# Wild Turkey Breast Brine Time



## cudakid67 (Dec 28, 2012)

I have a question related to the brining of wild turkey breasts. I put them in the brine Thursday noon with the intention of smoking them Friday (today). However the plans got changed and now I won't be smoking them until Saturday at noon.

Is it ok for them to get a 48 brine? Or should I remove and do something else with them until I'm ready to smoke.


----------



## forluvofsmoke (Dec 28, 2012)

How much salt content is in the brine? If it's too high, the meat can get mushy after it's cooked. I use lower salt for longer brine times. If this is from a recipe used for a 12-18 hour brine, it could translate to a very soft cooked texture, otherwise, it can't really do any harm, but I would refrain from seasoning it with any salt before smoking.
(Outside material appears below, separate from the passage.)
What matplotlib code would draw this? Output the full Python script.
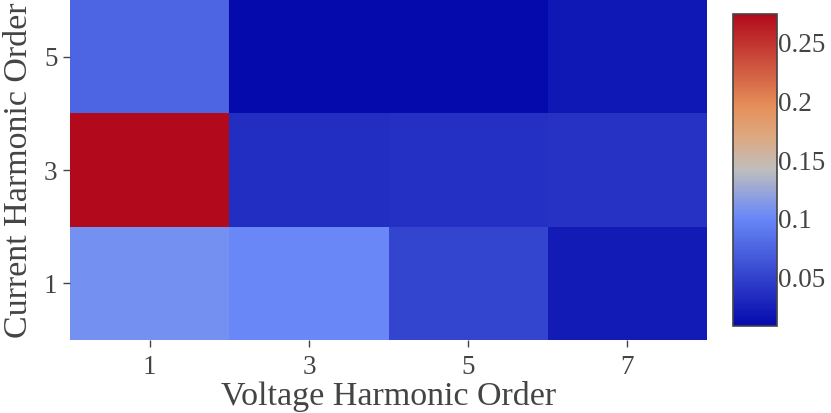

You could also soak it in fresh, cold (frig) water for a few hours before smoking to draw some salt back out...this can reduce the risk of a mushy cooked texture somewhat.

Eric


----------



## so ms smoker (Dec 29, 2012)

forluvofsmoke said:


> How much salt content is in the brine? If it's too high, the meat can get mushy after it's cooked. I use lower salt for longer brine times. If this is from a recipe used for a 12-18 hour brine, it could translate to a very soft cooked texture, otherwise, it can't really do any harm, but I would refrain from seasoning it with any salt before smoking. You could also soak it in fresh, cold (frig) water for a few hours before smoking to draw some salt back out...this can reduce the risk of a mushy cooked texture somewhat.
> 
> Eric


x2   

  Mike


----------